» **What to work on**
Show each line from the listing that includes the word "matplotlib".
>> Start Provided material
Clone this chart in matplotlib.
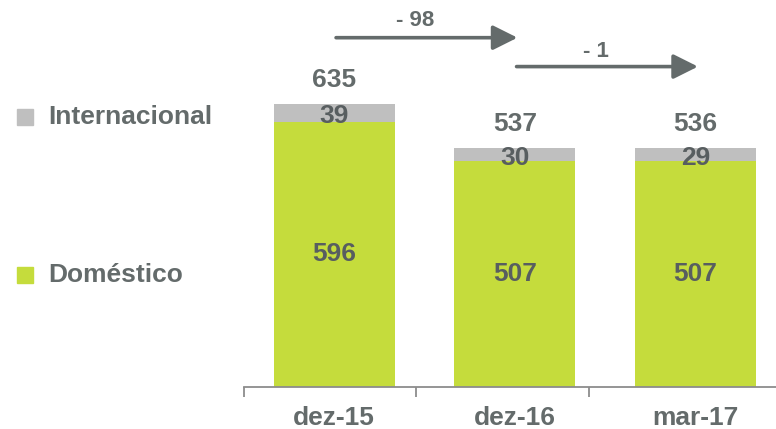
import matplotlib
matplotlib.use("Agg")
import matplotlib.pyplot as plt
from matplotlib.patches import FancyArrowPatch

# Data
categories = ["dez-15", "dez-16", "mar-17"]
domestico = [596, 507, 507]
internacional = [39, 30, 29]
totals = [635, 537, 536]
series_names = ["Internacional", "Doméstico"]

GREEN = "#C5DC3C"
GRAY = "#BFBFBF"
TEXT = "#646B6B"
TEXT_IN = "#585E60"

plt.rcParams["font.family"] = ["Liberation Sans", "DejaVu Sans"]
plt.rcParams["font.weight"] = "bold"

W, H = 776, 429
fig = plt.figure(figsize=(W / 100, H / 100), dpi=100)
fig.patch.set_facecolor("white")

# Axes placed in pixel terms: x axis line at y=386.7 px from top
ax_left, ax_right = 244, 776
ax_bottom = H - 386.7
ax = fig.add_axes([ax_left / W, ax_bottom / H, (ax_right - ax_left) / W, 1 - ax_bottom / H])
ax.set_facecolor("none")

spacing = 180.5  # px per category
ax.set_xlim(-0.5, -0.5 + (ax_right - ax_left) / spacing)
px_per_unit = 0.4446
ax.set_ylim(0, 386.7 / px_per_unit)

x = list(range(len(categories)))
bw = 121 / spacing
ax.bar(x, domestico, width=bw, color=GREEN, zorder=2)
ax.bar(x, internacional, width=bw, bottom=domestico, color=GRAY, zorder=2)

def px(n):
    return n / px_per_unit

FS = 19
for i in x:
    d, it, t = domestico[i], internacional[i], totals[i]
    ax.text(i, d / 2, f"{d}", ha="center", va="center", fontsize=FS,
            color=TEXT_IN, fontweight="bold", zorder=3)
    ax.text(i, d + it / 2 - px(3), f"{it}", ha="center", va="center", fontsize=FS,
            color=TEXT_IN, fontweight="bold", zorder=3)
    ax.text(i, t + px(24), f"{t}", ha="center", va="center", fontsize=FS,
            color=TEXT, fontweight="bold", zorder=3)

# Change arrows between consecutive periods
arrow_y = [785, 720]
label_y = [823, 753]
for k in range(len(categories) - 1):
    diff = totals[k + 1] - totals[k]
    arr = FancyArrowPatch((k + 0.01, arrow_y[k]), (k + 1 + 0.015, arrow_y[k]),
                          arrowstyle="-|>,head_length=1.0,head_width=0.5",
                          mutation_scale=15, color=TEXT, lw=2.6,
                          shrinkA=0, shrinkB=0, clip_on=False)
    ax.add_patch(arr)
    sign = "-" if diff < 0 else "+"
    ax.text(k + 0.45, label_y[k], f"{sign} {abs(diff)}", ha="center", va="center",
            fontsize=16, color=TEXT, fontweight="bold")

# Axis styling
for s in ["top", "right", "left"]:
    ax.spines[s].set_visible(False)
ax.spines["bottom"].set_color("#8C8C8C")
ax.spines["bottom"].set_linewidth(1.3)
ax.set_yticks([])
ax.set_xticks(x)
ax.set_xticklabels(categories, fontsize=FS, fontweight="bold", color=TEXT)
ax.tick_params(axis="x", which="major", length=0, pad=14)
ax.set_xticks([-0.5, (416 - ax_left) / spacing - 0.5, (589 - ax_left) / spacing - 0.5], minor=True)
ax.tick_params(axis="x", which="minor", length=7, width=1.3, color="#8C8C8C", direction="out")

# Legend drawn in figure pixel space
legend_items = [(series_names[0], GRAY, 116.5), (series_names[1], GREEN, 275)]
for label, col, yc in legend_items:
    fig.patches.append(plt.Rectangle((17 / W, 1 - (yc + 8) / H), 16 / W, 16 / H,
                                     transform=fig.transFigure, color=col, figure=fig))
    fig.text(48 / W, 1 - yc / H, label, ha="left", va="center", fontsize=FS,
             fontweight="bold", color=TEXT)

fig.savefig("out.png", dpi=100, facecolor="white")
>> End Provided material
» **Reply to the task**
Clone this chart in matplotlib.
import matplotlib
matplotlib.use("Agg")
import matplotlib.pyplot as plt
from matplotlib.patches import FancyArrowPatch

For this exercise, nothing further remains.